▶ [Instruction]:
Give the data again exactly as written, skipping any pictures.

-------------------------

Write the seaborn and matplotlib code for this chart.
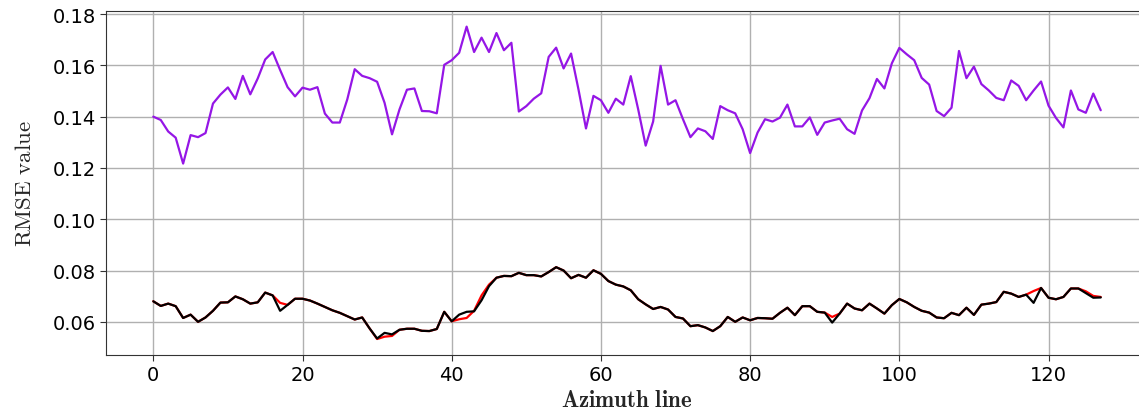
import numpy as np
import pandas as pd
import matplotlib
matplotlib.use("Agg")
import matplotlib.pyplot as plt
import seaborn as sns

# RMSE per azimuth line
azimuth = list(range(128))

rmse_purple = [
    0.1400, 0.1387, 0.1342, 0.1318, 0.1217, 0.1328, 0.1320, 0.1336, 0.1451, 0.1486,
    0.1514, 0.1469, 0.1559, 0.1487, 0.1549, 0.1623, 0.1652, 0.1582, 0.1515, 0.1479,
    0.1513, 0.1505, 0.1515, 0.1412, 0.1377, 0.1377, 0.1467, 0.1585, 0.1559, 0.1550,
    0.1536, 0.1454, 0.1331, 0.1428, 0.1505, 0.1510, 0.1422, 0.1421, 0.1413, 0.1602,
    0.1620, 0.1649, 0.1751, 0.1652, 0.1708, 0.1652, 0.1726, 0.1659, 0.1688, 0.1420,
    0.1441, 0.1470, 0.1491, 0.1633, 0.1669, 0.1588, 0.1646, 0.1505, 0.1354, 0.1481,
    0.1464, 0.1415, 0.1470, 0.1447, 0.1558, 0.1428, 0.1287, 0.1381, 0.1598, 0.1447,
    0.1464, 0.1390, 0.1320, 0.1354, 0.1343, 0.1313, 0.1441, 0.1425, 0.1413, 0.1351,
    0.1258, 0.1338, 0.1390, 0.1381, 0.1396, 0.1447, 0.1362, 0.1362, 0.1397, 0.1329,
    0.1377, 0.1385, 0.1392, 0.1351, 0.1333, 0.1424, 0.1472, 0.1547, 0.1510, 0.1608,
    0.1668, 0.1643, 0.1620, 0.1551, 0.1525, 0.1422, 0.1402, 0.1435, 0.1656, 0.1550,
    0.1595, 0.1527, 0.1502, 0.1473, 0.1464, 0.1541, 0.1520, 0.1464, 0.1502, 0.1537,
    0.1443, 0.1395, 0.1358, 0.1502, 0.1428, 0.1415, 0.1490, 0.1425,
]

rmse_red = [
    0.0680, 0.0662, 0.0671, 0.0661, 0.0615, 0.0628, 0.0600, 0.0617, 0.0643, 0.0675,
    0.0676, 0.0699, 0.0688, 0.0671, 0.0676, 0.0714, 0.0703, 0.0674, 0.0666, 0.0690,
    0.0690, 0.0683, 0.0671, 0.0658, 0.0645, 0.0635, 0.0622, 0.0609, 0.0617, 0.0574,
    0.0533, 0.0542, 0.0545, 0.0569, 0.0573, 0.0573, 0.0565, 0.0564, 0.0572, 0.0639,
    0.0602, 0.0610, 0.0615, 0.0643, 0.0703, 0.0745, 0.0772, 0.0779, 0.0778, 0.0791,
    0.0782, 0.0782, 0.0777, 0.0794, 0.0813, 0.0800, 0.0770, 0.0783, 0.0772, 0.0801,
    0.0787, 0.0759, 0.0745, 0.0738, 0.0723, 0.0688, 0.0668, 0.0650, 0.0658, 0.0648,
    0.0619, 0.0613, 0.0583, 0.0587, 0.0578, 0.0564, 0.0583, 0.0619, 0.0600, 0.0617,
    0.0606, 0.0615, 0.0614, 0.0612, 0.0635, 0.0655, 0.0626, 0.0661, 0.0661, 0.0639,
    0.0636, 0.0619, 0.0632, 0.0671, 0.0652, 0.0645, 0.0671, 0.0652, 0.0632, 0.0665,
    0.0689, 0.0676, 0.0658, 0.0643, 0.0636, 0.0617, 0.0614, 0.0635, 0.0626, 0.0655,
    0.0627, 0.0667, 0.0671, 0.0677, 0.0717, 0.0710, 0.0697, 0.0706, 0.0720, 0.0732,
    0.0694, 0.0688, 0.0697, 0.0730, 0.0730, 0.0719, 0.0701, 0.0697,
]

rmse_black = [
    0.0680, 0.0662, 0.0671, 0.0661, 0.0615, 0.0628, 0.0600, 0.0617, 0.0643, 0.0675,
    0.0676, 0.0699, 0.0688, 0.0671, 0.0676, 0.0714, 0.0703, 0.0643, 0.0666, 0.0690,
    0.0690, 0.0683, 0.0671, 0.0658, 0.0645, 0.0635, 0.0622, 0.0609, 0.0617, 0.0574,
    0.0535, 0.0557, 0.0551, 0.0569, 0.0573, 0.0573, 0.0565, 0.0564, 0.0572, 0.0639,
    0.0602, 0.0628, 0.0639, 0.0641, 0.0684, 0.0739, 0.0772, 0.0779, 0.0778, 0.0791,
    0.0782, 0.0782, 0.0777, 0.0794, 0.0813, 0.0800, 0.0770, 0.0783, 0.0772, 0.0801,
    0.0787, 0.0759, 0.0745, 0.0738, 0.0723, 0.0688, 0.0668, 0.0650, 0.0658, 0.0648,
    0.0619, 0.0613, 0.0583, 0.0587, 0.0578, 0.0564, 0.0583, 0.0619, 0.0600, 0.0617,
    0.0606, 0.0615, 0.0614, 0.0612, 0.0635, 0.0655, 0.0626, 0.0661, 0.0661, 0.0639,
    0.0636, 0.0597, 0.0632, 0.0671, 0.0652, 0.0645, 0.0671, 0.0652, 0.0632, 0.0665,
    0.0689, 0.0676, 0.0658, 0.0643, 0.0636, 0.0617, 0.0614, 0.0635, 0.0626, 0.0655,
    0.0627, 0.0667, 0.0671, 0.0677, 0.0717, 0.0710, 0.0697, 0.0706, 0.0674, 0.0732,
    0.0694, 0.0688, 0.0697, 0.0730, 0.0730, 0.0712, 0.0694, 0.0695,
]

sns.set_style("ticks")
plt.rcParams["mathtext.fontset"] = "cm"

fig = plt.figure(figsize=(11.39, 4.14), dpi=100)
# right edge of the axes sits just past the picture, as in the source image
ax = fig.add_axes([0.093, 0.141, 0.915, 0.830])

sns.lineplot(x=azimuth, y=rmse_purple, ax=ax, color="#9516e6", linewidth=1.6)
sns.lineplot(x=azimuth, y=rmse_red, ax=ax, color="red", linewidth=1.6)
sns.lineplot(x=azimuth, y=rmse_black, ax=ax, color="black", linewidth=1.6)

ax.grid(True, color="#b0b0b0", linewidth=1.0)
ax.set_axisbelow(True)
ax.set_xticks([0, 20, 40, 60, 80, 100, 120])
ax.set_yticks([0.06, 0.08, 0.10, 0.12, 0.14, 0.16, 0.18])
ax.set_yticklabels(["0.06", "0.08", "0.10", "0.12", "0.14", "0.16", "0.18"])
ax.tick_params(labelsize=14, length=4, color="#333333", labelcolor="black")
for s in ax.spines.values():
    s.set_color("#333333")
ax.set_xlabel(r"$\mathbf{Azimuth\ line}$", fontsize=16.5, labelpad=3)
ax.set_ylabel(r"$\mathrm{RMSE\ value}$", fontsize=16.5, labelpad=12)

fig.savefig("out.png", dpi=100)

-------------------------

▶ [The completed task]:
Write the seaborn and matplotlib code for this chart.
import numpy as np
import pandas as pd
import matplotlib
matplotlib.use("Agg")
import matplotlib.pyplot as plt
import seaborn as sns

# RMSE per azimuth line
azimuth = list(range(128))

rmse_purple = [
    0.1400, 0.1387, 0.1342, 0.1318, 0.1217, 0.1328, 0.1320, 0.1336, 0.1451, 0.1486,
    0.1514, 0.1469, 0.1559, 0.1487, 0.1549, 0.1623, 0.1652, 0.1582, 0.1515, 0.1479,
    0.1513, 0.1505, 0.1515, 0.1412, 0.1377, 0.1377, 0.1467, 0.1585, 0.1559, 0.1550,
    0.1536, 0.1454, 0.1331, 0.1428, 0.1505, 0.1510, 0.1422, 0.1421, 0.1413, 0.1602,
    0.1620, 0.1649, 0.1751, 0.1652, 0.1708, 0.1652, 0.1726, 0.1659, 0.1688, 0.1420,
    0.1441, 0.1470, 0.1491, 0.1633, 0.1669, 0.1588, 0.1646, 0.1505, 0.1354, 0.1481,
    0.1464, 0.1415, 0.1470, 0.1447, 0.1558, 0.1428, 0.1287, 0.1381, 0.1598, 0.1447,
    0.1464, 0.1390, 0.1320, 0.1354, 0.1343, 0.1313, 0.1441, 0.1425, 0.1413, 0.1351,
    0.1258, 0.1338, 0.1390, 0.1381, 0.1396, 0.1447, 0.1362, 0.1362, 0.1397, 0.1329,
    0.1377, 0.1385, 0.1392, 0.1351, 0.1333, 0.1424, 0.1472, 0.1547, 0.1510, 0.1608,
    0.1668, 0.1643, 0.1620, 0.1551, 0.1525, 0.1422, 0.1402, 0.1435, 0.1656, 0.1550,
    0.1595, 0.1527, 0.1502, 0.1473, 0.1464, 0.1541, 0.1520, 0.1464, 0.1502, 0.1537,
    0.1443, 0.1395, 0.1358, 0.1502, 0.1428, 0.1415, 0.1490, 0.1425,
]

rmse_red = [
    0.0680, 0.0662, 0.0671, 0.0661, 0.0615, 0.0628, 0.0600, 0.0617, 0.0643, 0.0675,
    0.0676, 0.0699, 0.0688, 0.0671, 0.0676, 0.0714, 0.0703, 0.0674, 0.0666, 0.0690,
    0.0690, 0.0683, 0.0671, 0.0658, 0.0645, 0.0635, 0.0622, 0.0609, 0.0617, 0.0574,
    0.0533, 0.0542, 0.0545, 0.0569, 0.0573, 0.0573, 0.0565, 0.0564, 0.0572, 0.0639,
    0.0602, 0.0610, 0.0615, 0.0643, 0.0703, 0.0745, 0.0772, 0.0779, 0.0778, 0.0791,
    0.0782, 0.0782, 0.0777, 0.0794, 0.0813, 0.0800, 0.0770, 0.0783, 0.0772, 0.0801,
    0.0787, 0.0759, 0.0745, 0.0738, 0.0723, 0.0688, 0.0668, 0.0650, 0.0658, 0.0648,
    0.0619, 0.0613, 0.0583, 0.0587, 0.0578, 0.0564, 0.0583, 0.0619, 0.0600, 0.0617,
    0.0606, 0.0615, 0.0614, 0.0612, 0.0635, 0.0655, 0.0626, 0.0661, 0.0661, 0.0639,
    0.0636, 0.0619, 0.0632, 0.0671, 0.0652, 0.0645, 0.0671, 0.0652, 0.0632, 0.0665,
    0.0689, 0.0676, 0.0658, 0.0643, 0.0636, 0.0617, 0.0614, 0.0635, 0.0626, 0.0655,
    0.0627, 0.0667, 0.0671, 0.0677, 0.0717, 0.0710, 0.0697, 0.0706, 0.0720, 0.0732,
    0.0694, 0.0688, 0.0697, 0.0730, 0.0730, 0.0719, 0.0701, 0.0697,
]

rmse_black = [
    0.0680, 0.0662, 0.0671, 0.0661, 0.0615, 0.0628, 0.0600, 0.0617, 0.0643, 0.0675,
    0.0676, 0.0699, 0.0688, 0.0671, 0.0676, 0.0714, 0.0703, 0.0643, 0.0666, 0.0690,
    0.0690, 0.0683, 0.0671, 0.0658, 0.0645, 0.0635, 0.0622, 0.0609, 0.0617, 0.0574,
    0.0535, 0.0557, 0.0551, 0.0569, 0.0573, 0.0573, 0.0565, 0.0564, 0.0572, 0.0639,
    0.0602, 0.0628, 0.0639, 0.0641, 0.0684, 0.0739, 0.0772, 0.0779, 0.0778, 0.0791,
    0.0782, 0.0782, 0.0777, 0.0794, 0.0813, 0.0800, 0.0770, 0.0783, 0.0772, 0.0801,
    0.0787, 0.0759, 0.0745, 0.0738, 0.0723, 0.0688, 0.0668, 0.0650, 0.0658, 0.0648,
    0.0619, 0.0613, 0.0583, 0.0587, 0.0578, 0.0564, 0.0583, 0.0619, 0.0600, 0.0617,
    0.0606, 0.0615, 0.0614, 0.0612, 0.0635, 0.0655, 0.0626, 0.0661, 0.0661, 0.0639,
    0.0636, 0.0597, 0.0632, 0.0671, 0.0652, 0.0645, 0.0671, 0.0652, 0.0632, 0.0665,
    0.0689, 0.0676, 0.0658, 0.0643, 0.0636, 0.0617, 0.0614, 0.0635, 0.0626, 0.0655,
    0.0627, 0.0667, 0.0671, 0.0677, 0.0717, 0.0710, 0.0697, 0.0706, 0.0674, 0.0732,
    0.0694, 0.0688, 0.0697, 0.0730, 0.0730, 0.0712, 0.0694, 0.0695,
]

sns.set_style("ticks")
plt.rcParams["mathtext.fontset"] = "cm"

fig = plt.figure(figsize=(11.39, 4.14), dpi=100)
# right edge of the axes sits just past the picture, as in the source image
ax = fig.add_axes([0.093, 0.141, 0.915, 0.830])

sns.lineplot(x=azimuth, y=rmse_purple, ax=ax, color="#9516e6", linewidth=1.6)
sns.lineplot(x=azimuth, y=rmse_red, ax=ax, color="red", linewidth=1.6)
sns.lineplot(x=azimuth, y=rmse_black, ax=ax, color="black", linewidth=1.6)

ax.grid(True, color="#b0b0b0", linewidth=1.0)
ax.set_axisbelow(True)
ax.set_xticks([0, 20, 40, 60, 80, 100, 120])
ax.set_yticks([0.06, 0.08, 0.10, 0.12, 0.14, 0.16, 0.18])
ax.set_yticklabels(["0.06", "0.08", "0.10", "0.12", "0.14", "0.16", "0.18"])
ax.tick_params(labelsize=14, length=4, color="#333333", labelcolor="black")
for s in ax.spines.values():
    s.set_color("#333333")
ax.set_xlabel(r"$\mathbf{Azimuth\ line}$", fontsize=16.5, labelpad=3)
ax.set_ylabel(r"$\mathrm{RMSE\ value}$", fontsize=16.5, labelpad=12)

fig.savefig("out.png", dpi=100)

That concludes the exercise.